This week we observe Rosh Hashana, the Jewish New Year. It is the beginning of a ten day period of penitence that culminates in Yom Kippur, the day of atonement. It is customary to contemplate one’s missteps and symbolically throw them away with pebbles or breadcrumbs into a body of running water.
It is psychologically astute for religions to provide these points of renewal. Miserable behavior can only be changed if it is acknowledged in the first place, and the promise of forgiveness or some other form of clean slate enables contemplation rather than avoidance. I’ll leave it open as to what constitutes a sin (or why sins have been defined by those in power to regulate) but there is no doubt in my mind that we can all work on being better human beings. Well, I should and will work on it.

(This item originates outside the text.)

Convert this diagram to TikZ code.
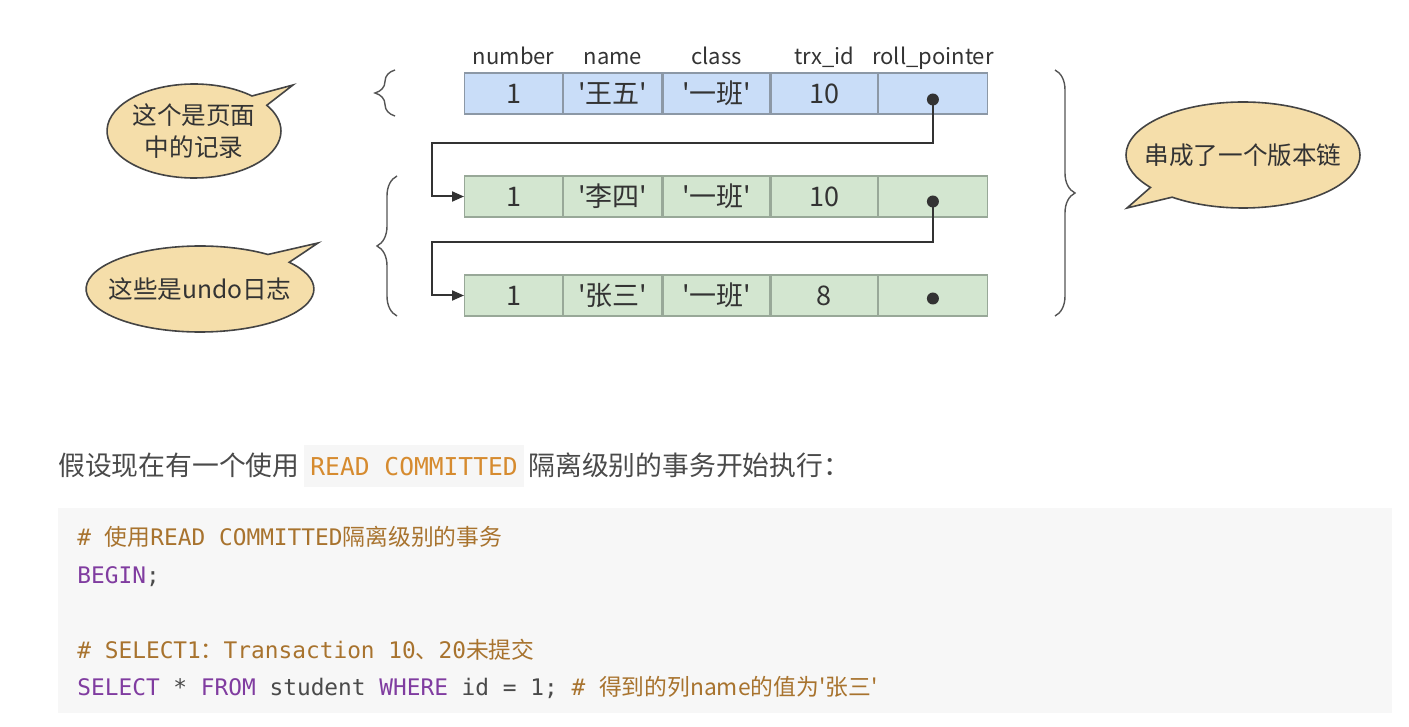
\documentclass[tikz,border=0pt]{standalone}
\usepackage{xcolor}
\usepackage{fontspec}
\newfontfamily\cjk{Noto Sans CJK SC}
\newfontfamily\codefont{DejaVu Sans Mono}
\usepackage{tikz}
\usetikzlibrary{arrows.meta, positioning, shapes.callouts, decorations.pathreplacing}

\definecolor{curfill}{HTML}{C9DDF8}
\definecolor{curline}{HTML}{8C98A6}
\definecolor{undofill}{HTML}{D3E6D0}
\definecolor{undoline}{HTML}{98A898}
\definecolor{textdark}{HTML}{333333}
\definecolor{bubblefill}{HTML}{F5DEAA}
\definecolor{bubbleline}{HTML}{444444}
\definecolor{ptrcol}{HTML}{333333}
\definecolor{bracecol}{HTML}{555555}
\definecolor{paratext}{HTML}{4A4A4A}
\definecolor{inlinefill}{HTML}{F6F6F6}
\definecolor{inlinetext}{HTML}{D68B2F}
\definecolor{codefill}{HTML}{F7F7F7}
\definecolor{commentcol}{HTML}{A8732E}
\definecolor{keywordcol}{HTML}{803CA0}
\definecolor{plaincode}{HTML}{4A4A4A}

\begin{document}
\begin{tikzpicture}[
    x=0.5pt, y=-0.5pt,
    % record cells (page record = blue, undo log = green)
    cell/.style={rectangle, line width=0.6pt, minimum height=20.5pt, inner sep=0pt,
                 font=\cjk\fontsize{13.5}{15}\selectfont, text=textdark},
    curcell/.style={cell, fill=curfill, draw=curline},
    undocell/.style={cell, fill=undofill, draw=undoline},
    colhead/.style={font=\cjk\fontsize{11}{13}\selectfont, text=textdark, inner sep=1pt,
                    text height=8pt, text depth=2.5pt},
    % speech bubbles
    bubble/.style={ellipse callout, draw=bubbleline, line width=0.8pt, fill=bubblefill,
                   align=center, inner sep=0pt, text=textdark,
                   font=\cjk\fontsize{12.3}{16}\selectfont},
    ptr/.style={-{Triangle[length=6pt,width=5pt]}, line width=1pt, draw=ptrcol},
    curly/.style={decorate, decoration={brace, amplitude=10pt}, draw=bracecol, line width=0.7pt},
    % text below the figure
    para/.style={font=\cjk\fontsize{13.4}{16}\selectfont, text=paratext, inner sep=0pt},
    inlinecode/.style={font=\codefont\fontsize{12.3}{15}\selectfont, text=inlinetext,
                       fill=inlinefill, inner xsep=3pt, inner ysep=6pt},
    codeline/.style={font=\codefont\fontsize{11.4}{14}\selectfont, text=plaincode,
                     inner sep=0pt, anchor=base west}
]
\useasboundingbox (0,0) rectangle (1409,727);

%-------- PAGE RECORD --------
\node[curcell, minimum width=49pt, anchor=west] (cur1) at (464,93.5) {1};
\node[curcell, minimum width=49pt, right=0pt of cur1] (cur2) {'王五'};
\node[curcell, minimum width=53.5pt, right=0pt of cur2] (cur3) {'一班'};
\node[curcell, minimum width=53pt, right=0pt of cur3] (cur4) {10};
\node[curcell, minimum width=54.5pt, right=0pt of cur4] (cur5) {};

%-------- COLUMN HEADERS --------
\node[colhead, above=0pt of cur1] (hnum) {number};
\node[colhead, above=0pt of cur2] (hname) {name};
\node[colhead, above=0pt of cur3] (hclass) {class};
\node[colhead, above=0pt of cur4] (htrx) {trx\_id};
\node[colhead, above=0pt of cur5] (hroll) {roll\_pointer};

%-------- UNDO LOG --------
\node[undocell, minimum width=49pt, anchor=west] (undoa1) at (464,196.5) {1};
\node[undocell, minimum width=49pt, right=0pt of undoa1] (undoa2) {'李四'};
\node[undocell, minimum width=53.5pt, right=0pt of undoa2] (undoa3) {'一班'};
\node[undocell, minimum width=53pt, right=0pt of undoa3] (undoa4) {10};
\node[undocell, minimum width=54.5pt, right=0pt of undoa4] (undoa5) {};

\node[undocell, minimum width=49pt, anchor=west] (undob1) at (464,295.5) {1};
\node[undocell, minimum width=49pt, right=0pt of undob1] (undob2) {'张三'};
\node[undocell, minimum width=53.5pt, right=0pt of undob2] (undob3) {'一班'};
\node[undocell, minimum width=53pt, right=0pt of undob3] (undob4) {8};
\node[undocell, minimum width=54.5pt, right=0pt of undob4] (undob5) {};

%-------- ROLL POINTERS --------
\coordinate (dot1) at ([yshift=-3pt]cur5.center);
\coordinate (dot2) at ([yshift=-2.5pt]undoa5.center);
\coordinate (dot3) at ([yshift=-1.5pt]undob5.center);
\fill[ptrcol] (dot1) circle (3pt);
\fill[ptrcol] (dot2) circle (3pt);
\fill[ptrcol] (dot3) circle (3pt);

\coordinate (turn1) at (432,143);
\coordinate (turn2) at (432,242);
\draw[ptr] (dot1) |- (turn1) |- (undoa1.west);
\draw[ptr] (dot2) |- (turn2) |- (undob1.west);

%-------- BRACES --------
\coordinate (bra1) at (395,116);
\coordinate (bra1e) at (395,70);
\coordinate (bra2) at (397,316);
\coordinate (bra2e) at (397,176);
\coordinate (bra3) at (1055,70);
\coordinate (bra3e) at (1055,316);
\draw[curly] (bra1) -- (bra1e);
\draw[curly] (bra2) -- (bra2e);
\draw[curly] (bra3) -- (bra3e);

%-------- BUBBLES --------
\node[bubble, minimum width=86pt, minimum height=47pt,
      callout absolute pointer={(293,85)}] (recnote) at (194,131) {这个是页面\\中的记录};
\node[bubble, minimum width=113pt, minimum height=43pt, inner xsep=-5.5pt,
      callout absolute pointer={(318,243)}] (undonote) at (200,289) {这些是undo日志};
\node[bubble, minimum width=117pt, minimum height=53pt, inner xsep=-8pt,
      callout absolute pointer={(1127,208)}] (chainnote) at (1243,155) {串成了一个版本链};

%-------- TEXT --------
\node[para, anchor=base west] (lead) at (58,475) {假设现在有一个使用};
\node[inlinecode, anchor=base west] (rc) at ([xshift=2pt]lead.base east) {READ COMMITTED};
\node[para, anchor=base west] (rest) at ([xshift=2pt]rc.base east) {隔离级别的事务开始执行：};

%-------- CODE --------
\node[fill=codefill, minimum width=667pt, minimum height=102.5pt, inner sep=0pt,
      anchor=north west] (codeblock) at (58,508) {};
\node[codeline] (code1) at (77,545)
    {\textcolor{commentcol}{\# {\cjk 使用}READ COMMITTED{\cjk 隔离级别的事务}}};
\node[codeline] (code2) at (77,583) {\textcolor{keywordcol}{BEGIN};};
\node[codeline] (code3) at (77,658)
    {\textcolor{commentcol}{\# SELECT1{\cjk ：}Transaction 10{\cjk 、}20{\cjk 未提交}}};
\node[codeline] (code4) at (77,695)
    {\textcolor{keywordcol}{SELECT} * \textcolor{keywordcol}{FROM} student
     \textcolor{keywordcol}{WHERE} id = 1; \textcolor{commentcol}{\# {\cjk 得到的列name的值为'张三'}}};

\end{tikzpicture}
\end{document}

I wish the same could be said for nations, our’s in particular. So for this week’s blog I chose topics that warrant New Year’s resolutions of society at large to search for better solutions. I will start with one that is hyper-controversial: abortion.
Everyone agrees in the ideal there should be none.
Those who scream the loudest against them are also those who are the least willing to provide educational and financial resources to prevent pregnancies in the first place. For the time being, however, abortions are legal under certain conditions, although many factions in this country are doing everything they can to change that.
http://www.refinery29.com/2017/06/158903/abortion-laws-by-state
This includes pulling funding for the clinics that offer safe procedures, harassing the providers and patients to the point of maiming and killing them. On the legal end, we see this:” As long as Roe v. Wade stands, states can regulate abortion (before the point of fetal viability) as they see fit. It has allowed anti-abortion politicians to go on the offensive: In the first six months of 2017 alone, a total of 431 provisions restricting abortion access were introduced at the state level. Out of these, 41 had become law by June.” (Citation from attached link above.)
The working environment in women’s clinics reflects both the threat abortion providers are under and their indomitable spirit to fight for the rights of women with humor, bravery and remembrance.
They know that they offer a host of services that are invaluable for reproductive justice and healthcare for the poor, abortion being just one of them.
Today’s photographs, taken in the kitchens and hallways of women’s clinics, are witness to the conditions and determination described above. I wish we as a society would find a solution that protects women’s choices in ways that go beyond the letter of the law.
Deb Meyer
My daughter had a bumper sticker plastered on her car: Please keep your rosaries out of my ovaries!
At the time we lived in a conservative part of Virginia and she was harassed by motorists passing by with mean looks or stares. I so applaud her for keeping the sticker on the car until she sold it!